Skybridge Capital's Anthony Scaramucci said he would stick to a prediction that bitcoin would hit $150,000, pointing to legislation under negotiation in the U.S.

"I think once that legislation does pass, it's gonna open a floodgate of activity in the money center, banks in the United States," he said. "If we're just in the four-year cycle, then bitcoin is starting to reascend at the end of the year, starting in the fourth quarter."

Consensys' Joe Lubin said Ethereum is anti-fragile, which is important for a decentralized foundation that can support further decentralized finance (DeFi), which in turn would let developers "build, rearchitect the systems of the world essentially on sounder financial and trust foundations.

"DeFi is roughly as safe as traditional finance," he said.

Nigel Feetham, Gibraltar's minister for justice, trade and industry, said smaller jurisdictions regulating crypto are focused on ensuring market safety and integrity.

"We are jealous about guarding our reputation because all it takes is one market failure, if I can put it that way, and clearly everybody gets damaged by that.

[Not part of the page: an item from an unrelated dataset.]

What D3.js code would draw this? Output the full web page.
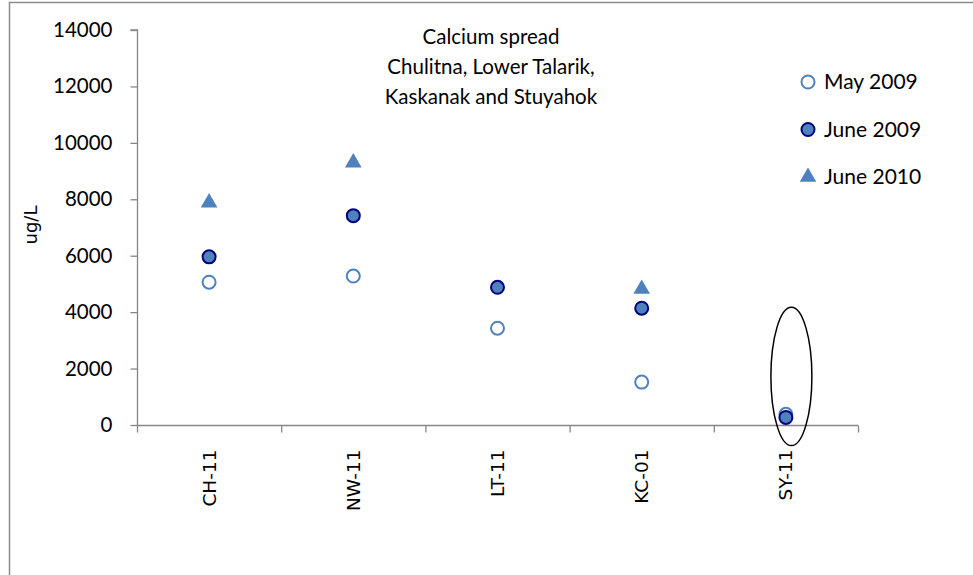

Once you are licensed in a jurisdiction, you become a stakeholder, and therefore we have an obligation to ensure that we look after all our stakeholders."

Recent market action also attracted speakers' attention.

Bitmine's Tom Lee, whose company is sitting on a nearly $8 billion unrealized loss through its ether holdings, said people "should be thinking about opportunities here instead of selling."

"Gold is a meme," said Selini's Jordi Alexander.

Consensus' final day will see panels focused on scaling the Bitcoin, Ethereum and Solana blockchains with a keynote by World Liberty Financial's Zak Folkman and a fireside conversation with the Chairman of Pakistan's Virtual Assets Regulatory Authority, Bilal Bin Saqib.